Exercise:
Reproduce the listing below without changes, except that pictures are left out.
===
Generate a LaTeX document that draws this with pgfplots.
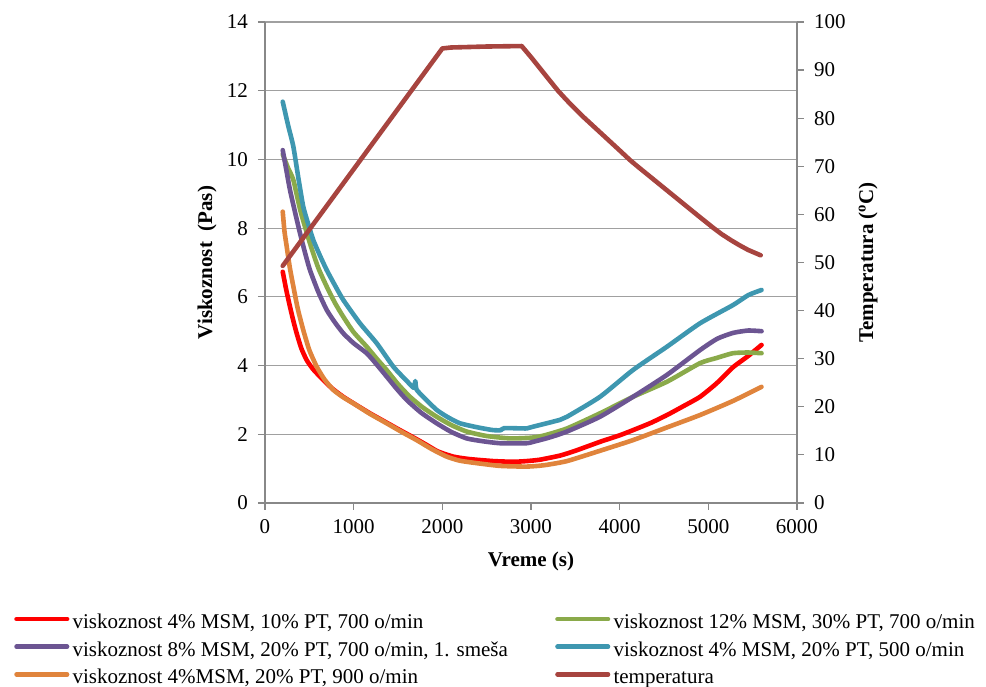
\documentclass[border=0pt]{standalone}
\usepackage{fontspec}
\setmainfont{Liberation Serif}
\usepackage{pgfplots}
\pgfplotsset{compat=1.18}
\usepackage{pgfplotstable}

\definecolor{cRed}{HTML}{FF0000}
\definecolor{cGreen}{HTML}{8AAA4A}
\definecolor{cPurple}{HTML}{6C5592}
\definecolor{cCyan}{HTML}{3E97B0}
\definecolor{cOrange}{HTML}{E0843C}
\definecolor{cTemp}{HTML}{A7443F}
\definecolor{gridgray}{HTML}{A0A0A0}
\definecolor{axisgray}{HTML}{888888}

\pgfplotstableread{
x y
200 6.73
240 6.20
282 5.71
320 5.30
357 4.94
410 4.50
470 4.16
540 3.90
620 3.68
750 3.35
883 3.09
1000 2.90
1184 2.61
1350 2.37
1523 2.12
1680 1.90
1823 1.69
1950 1.50
2124 1.35
2300 1.28
2575 1.22
2800 1.20
2951 1.22
3100 1.26
3327 1.38
3500 1.52
3778 1.78
4000 1.97
4150 2.12
4350 2.33
4534 2.56
4720 2.82
4906 3.09
5092 3.48
5278 3.95
5450 4.28
5600 4.60
}\datRed

\pgfplotstableread{
x y
200 10.15
260 9.75
320 9.40
400 8.50
507 7.56
600 6.85
696 6.30
790 5.82
883 5.42
1000 4.97
1147 4.55
1260 4.20
1372 3.87
1500 3.46
1635 3.09
1780 2.78
1936 2.51
2100 2.27
2274 2.08
2500 1.95
2763 1.88
3000 1.90
3139 1.96
3406 2.17
3778 2.61
4150 3.09
4534 3.53
4906 4.07
5092 4.22
5278 4.36
5450 4.38
5600 4.36
}\datGreen

\pgfplotstableread{
x y
200 10.27
240 9.70
282 9.11
340 8.45
395 7.85
450 7.30
507 6.78
600 6.15
696 5.62
790 5.25
883 4.94
1000 4.65
1147 4.36
1260 4.03
1372 3.68
1480 3.34
1598 3.00
1760 2.63
1936 2.32
2100 2.07
2274 1.88
2450 1.80
2650 1.74
2951 1.74
3023 1.78
3200 1.90
3406 2.08
3778 2.51
4150 3.09
4534 3.73
4906 4.45
5100 4.78
5278 4.95
5450 5.02
5600 5.00
}\datPurple

\pgfplotstableread{
x y
200 11.68
260 11.00
320 10.37
380 9.40
432 8.62
490 8.10
545 7.65
620 7.20
696 6.78
790 6.33
883 5.91
1071 5.23
1260 4.65
1447 3.97
1600 3.55
1680 3.35
1695 3.55
1710 3.30
1800 3.05
1936 2.71
2060 2.50
2199 2.32
2400 2.20
2575 2.12
2660 2.12
2700 2.18
2951 2.17
3023 2.22
3327 2.42
3406 2.51
3778 3.09
4150 3.87
4534 4.55
4906 5.23
5278 5.76
5450 6.05
5600 6.20
}\datCyan

\pgfplotstableread{
x y
200 8.48
220 7.90
245 7.46
280 6.85
320 6.30
370 5.65
432 5.03
500 4.45
583 3.97
670 3.60
771 3.29
880 3.08
996 2.90
1180 2.60
1372 2.32
1540 2.07
1710 1.83
1880 1.57
2049 1.35
2200 1.23
2387 1.16
2650 1.08
2951 1.06
3150 1.10
3406 1.22
3778 1.52
4150 1.83
4534 2.20
4906 2.56
5278 2.97
5600 3.38
}\datOrange

\pgfplotstableread{
x y
200 49.3
2000 94.5
2100 94.7
2500 94.9
2895 95.0
3000 92.7
3100 90.4
3200 88.1
3305 85.7
3400 83.8
3500 81.9
3600 80.1
3700 78.4
3800 76.7
3900 75.0
4000 73.3
4116 71.3
4200 70.0
4300 68.5
4400 67.0
4500 65.5
4600 64.0
4700 62.5
4800 61.0
4900 59.5
5056 57.2
5150 55.9
5250 54.7
5350 53.6
5450 52.6
5590 51.5
}\datTemp

\begin{document}
\fontsize{21}{25}\selectfont
\begin{tikzpicture}
\path[use as bounding box] (-265pt,-184pt) rectangle (721pt,503pt);
\begin{axis}[
  scale only axis, width=532pt, height=481pt,
  at={(0pt,0pt)}, anchor=south west,
  xmin=0, xmax=6000, ymin=0, ymax=14,
  axis x line*=bottom, axis y line*=left,
  axis line style={axisgray, line width=1.2pt, -},
  xtick={0,1000,...,6000}, ytick={0,2,...,14},
  ymajorgrids, grid style={gridgray, line width=1.2pt},
  tick align=outside, major tick length=7pt,
  tick style={axisgray, line width=1.2pt},
  tick label style={inner sep=0pt},
  xticklabel style={yshift=-9pt},
  yticklabel style={xshift=-10pt},
  /pgf/number format/assume math mode=true,
  /pgf/number format/1000 sep={},
  scaled x ticks=false, scaled y ticks=false,
  xlabel={\textbf{Vreme (s)}},
  ylabel={\textbf{Viskoznost\ \ (Pas)}},
  every axis x label/.style={at={(axis description cs:0.5,-0.1206)}, anchor=center},
  every axis y label/.style={at={(axis description cs:-0.109,0.5)}, rotate=90, anchor=center},
  every axis plot/.append style={line width=4.6pt, line join=round, line cap=round, smooth, tension=0.35},
]
\addplot[cRed] table {\datRed};
\addplot[cGreen] table {\datGreen};
\addplot[cPurple] table {\datPurple};
\addplot[cCyan] table {\datCyan};
\addplot[cOrange] table {\datOrange};
\end{axis}
\begin{axis}[
  scale only axis, width=532pt, height=481pt,
  at={(0pt,0pt)}, anchor=south west,
  xmin=0, xmax=6000, ymin=0, ymax=100,
  axis x line=none, axis y line*=right,
  axis line style={axisgray, line width=1.2pt, -},
  ytick={0,10,...,100},
  tick align=outside, major tick length=7pt,
  tick style={axisgray, line width=1.2pt},
  tick label style={inner sep=0pt},
  yticklabel style={xshift=10pt},
  /pgf/number format/assume math mode=true,
  ylabel={\textbf{Temperatura (\textsuperscript{o}C)}},
  every axis y label/.style={at={(axis description cs:1.1335,0.5)}, rotate=90, anchor=center},
  every axis plot/.append style={line width=4.6pt, line join=round, line cap=round},
  legend columns=2,
  legend cell align=left,
  legend image code/.code={\draw[#1, line width=4.6pt, line cap=round] (0pt,5pt) -- (50.5pt,5pt);},
  legend style={draw=none, fill=none, at={(axis description cs:-0.4713,-0.232)}, anchor=north west,
    inner sep=0pt, outer sep=0pt, row sep=8.65pt,
    nodes={inner sep=0pt, text height=14pt, text depth=5pt},
    /tikz/every odd column/.append style={column sep=3.25pt},
    /tikz/every even column/.append style={column sep=47.25pt}},
]
\addlegendimage{cRed}\addlegendentry{viskoznost 4\% MSM, 10\% PT, 700 o/min}
\addlegendimage{cGreen}\addlegendentry{viskoznost 12\% MSM, 30\% PT, 700 o/min}
\addlegendimage{cPurple}\addlegendentry{viskoznost 8\% MSM, 20\% PT, 700 o/min, 1. smeša}
\addlegendimage{cCyan}\addlegendentry{viskoznost 4\% MSM, 20\% PT, 500 o/min}
\addlegendimage{cOrange}\addlegendentry{viskoznost 4\%MSM, 20\% PT, 900 o/min}
\addplot[cTemp] table {\datTemp};
\addlegendentry{temperatura}
\end{axis}
\end{tikzpicture}
\end{document}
===
Final result:
Generate a LaTeX document that draws this with pgfplots.
\documentclass[border=0pt]{standalone}
\usepackage{fontspec}
\setmainfont{Liberation Serif}
\usepackage{pgfplots}
\pgfplotsset{compat=1.18}
\usepackage{pgfplotstable}

\definecolor{cRed}{HTML}{FF0000}
\definecolor{cGreen}{HTML}{8AAA4A}
\definecolor{cPurple}{HTML}{6C5592}
\definecolor{cCyan}{HTML}{3E97B0}
\definecolor{cOrange}{HTML}{E0843C}
\definecolor{cTemp}{HTML}{A7443F}
\definecolor{gridgray}{HTML}{A0A0A0}
\definecolor{axisgray}{HTML}{888888}

\pgfplotstableread{
x y
200 6.73
240 6.20
282 5.71
320 5.30
357 4.94
410 4.50
470 4.16
540 3.90
620 3.68
750 3.35
883 3.09
1000 2.90
1184 2.61
1350 2.37
1523 2.12
1680 1.90
1823 1.69
1950 1.50
2124 1.35
2300 1.28
2575 1.22
2800 1.20
2951 1.22
3100 1.26
3327 1.38
3500 1.52
3778 1.78
4000 1.97
4150 2.12
4350 2.33
4534 2.56
4720 2.82
4906 3.09
5092 3.48
5278 3.95
5450 4.28
5600 4.60
}\datRed

\pgfplotstableread{
x y
200 10.15
260 9.75
320 9.40
400 8.50
507 7.56
600 6.85
696 6.30
790 5.82
883 5.42
1000 4.97
1147 4.55
1260 4.20
1372 3.87
1500 3.46
1635 3.09
1780 2.78
1936 2.51
2100 2.27
2274 2.08
2500 1.95
2763 1.88
3000 1.90
3139 1.96
3406 2.17
3778 2.61
4150 3.09
4534 3.53
4906 4.07
5092 4.22
5278 4.36
5450 4.38
5600 4.36
}\datGreen

\pgfplotstableread{
x y
200 10.27
240 9.70
282 9.11
340 8.45
395 7.85
450 7.30
507 6.78
600 6.15
696 5.62
790 5.25
883 4.94
1000 4.65
1147 4.36
1260 4.03
1372 3.68
1480 3.34
1598 3.00
1760 2.63
1936 2.32
2100 2.07
2274 1.88
2450 1.80
2650 1.74
2951 1.74
3023 1.78
3200 1.90
3406 2.08
3778 2.51
4150 3.09
4534 3.73
4906 4.45
5100 4.78
5278 4.95
5450 5.02
5600 5.00
}\datPurple

\pgfplotstableread{
x y
200 11.68
260 11.00
320 10.37
380 9.40
432 8.62
490 8.10
545 7.65
620 7.20
696 6.78
790 6.33
883 5.91
1071 5.23
1260 4.65
1447 3.97
1600 3.55
1680 3.35
1695 3.55
1710 3.30
1800 3.05
1936 2.71
2060 2.50
2199 2.32
2400 2.20
2575 2.12
2660 2.12
2700 2.18
2951 2.17
3023 2.22
3327 2.42
3406 2.51
3778 3.09
4150 3.87
4534 4.55
4906 5.23
5278 5.76
5450 6.05
5600 6.20
}\datCyan

\pgfplotstableread{
x y
200 8.48
220 7.90
245 7.46
280 6.85
320 6.30
370 5.65
432 5.03
500 4.45
583 3.97
670 3.60
771 3.29
880 3.08
996 2.90
1180 2.60
1372 2.32
1540 2.07
1710 1.83
1880 1.57
2049 1.35
2200 1.23
2387 1.16
2650 1.08
2951 1.06
3150 1.10
3406 1.22
3778 1.52
4150 1.83
4534 2.20
4906 2.56
5278 2.97
5600 3.38
}\datOrange

\pgfplotstableread{
x y
200 49.3
2000 94.5
2100 94.7
2500 94.9
2895 95.0
3000 92.7
3100 90.4
3200 88.1
3305 85.7
3400 83.8
3500 81.9
3600 80.1
3700 78.4
3800 76.7
3900 75.0
4000 73.3
4116 71.3
4200 70.0
4300 68.5
4400 67.0
4500 65.5
4600 64.0
4700 62.5
4800 61.0
4900 59.5
5056 57.2
5150 55.9
5250 54.7
5350 53.6
5450 52.6
5590 51.5
}\datTemp

\begin{document}
\fontsize{21}{25}\selectfont
\begin{tikzpicture}
\path[use as bounding box] (-265pt,-184pt) rectangle (721pt,503pt);
\begin{axis}[
  scale only axis, width=532pt, height=481pt,
  at={(0pt,0pt)}, anchor=south west,
  xmin=0, xmax=6000, ymin=0, ymax=14,
  axis x line*=bottom, axis y line*=left,
  axis line style={axisgray, line width=1.2pt, -},
  xtick={0,1000,...,6000}, ytick={0,2,...,14},
  ymajorgrids, grid style={gridgray, line width=1.2pt},
  tick align=outside, major tick length=7pt,
  tick style={axisgray, line width=1.2pt},
  tick label style={inner sep=0pt},
  xticklabel style={yshift=-9pt},
  yticklabel style={xshift=-10pt},
  /pgf/number format/assume math mode=true,
  /pgf/number format/1000 sep={},
  scaled x ticks=false, scaled y ticks=false,
  xlabel={\textbf{Vreme (s)}},
  ylabel={\textbf{Viskoznost\ \ (Pas)}},
  every axis x label/.style={at={(axis description cs:0.5,-0.1206)}, anchor=center},
  every axis y label/.style={at={(axis description cs:-0.109,0.5)}, rotate=90, anchor=center},
  every axis plot/.append style={line width=4.6pt, line join=round, line cap=round, smooth, tension=0.35},
]
\addplot[cRed] table {\datRed};
\addplot[cGreen] table {\datGreen};
\addplot[cPurple] table {\datPurple};
\addplot[cCyan] table {\datCyan};
\addplot[cOrange] table {\datOrange};
\end{axis}
\begin{axis}[
  scale only axis, width=532pt, height=481pt,
  at={(0pt,0pt)}, anchor=south west,
  xmin=0, xmax=6000, ymin=0, ymax=100,
  axis x line=none, axis y line*=right,
  axis line style={axisgray, line width=1.2pt, -},
  ytick={0,10,...,100},
  tick align=outside, major tick length=7pt,
  tick style={axisgray, line width=1.2pt},
  tick label style={inner sep=0pt},
  yticklabel style={xshift=10pt},
  /pgf/number format/assume math mode=true,
  ylabel={\textbf{Temperatura (\textsuperscript{o}C)}},
  every axis y label/.style={at={(axis description cs:1.1335,0.5)}, rotate=90, anchor=center},
  every axis plot/.append style={line width=4.6pt, line join=round, line cap=round},
  legend columns=2,
  legend cell align=left,
  legend image code/.code={\draw[#1, line width=4.6pt, line cap=round] (0pt,5pt) -- (50.5pt,5pt);},
  legend style={draw=none, fill=none, at={(axis description cs:-0.4713,-0.232)}, anchor=north west,
    inner sep=0pt, outer sep=0pt, row sep=8.65pt,
    nodes={inner sep=0pt, text height=14pt, text depth=5pt},
    /tikz/every odd column/.append style={column sep=3.25pt},
    /tikz/every even column/.append style={column sep=47.25pt}},
]
\addlegendimage{cRed}\addlegendentry{viskoznost 4\% MSM, 10\% PT, 700 o/min}
\addlegendimage{cGreen}\addlegendentry{viskoznost 12\% MSM, 30\% PT, 700 o/min}
\addlegendimage{cPurple}\addlegendentry{viskoznost 8\% MSM, 20\% PT, 700 o/min, 1. smeša}
\addlegendimage{cCyan}\addlegendentry{viskoznost 4\% MSM, 20\% PT, 500 o/min}
\addlegendimage{cOrange}\addlegendentry{viskoznost 4\%MSM, 20\% PT, 900 o/min}
\addplot[cTemp] table {\datTemp};
\addlegendentry{temperatura}
\end{axis}
\end{tikzpicture}
\end{document}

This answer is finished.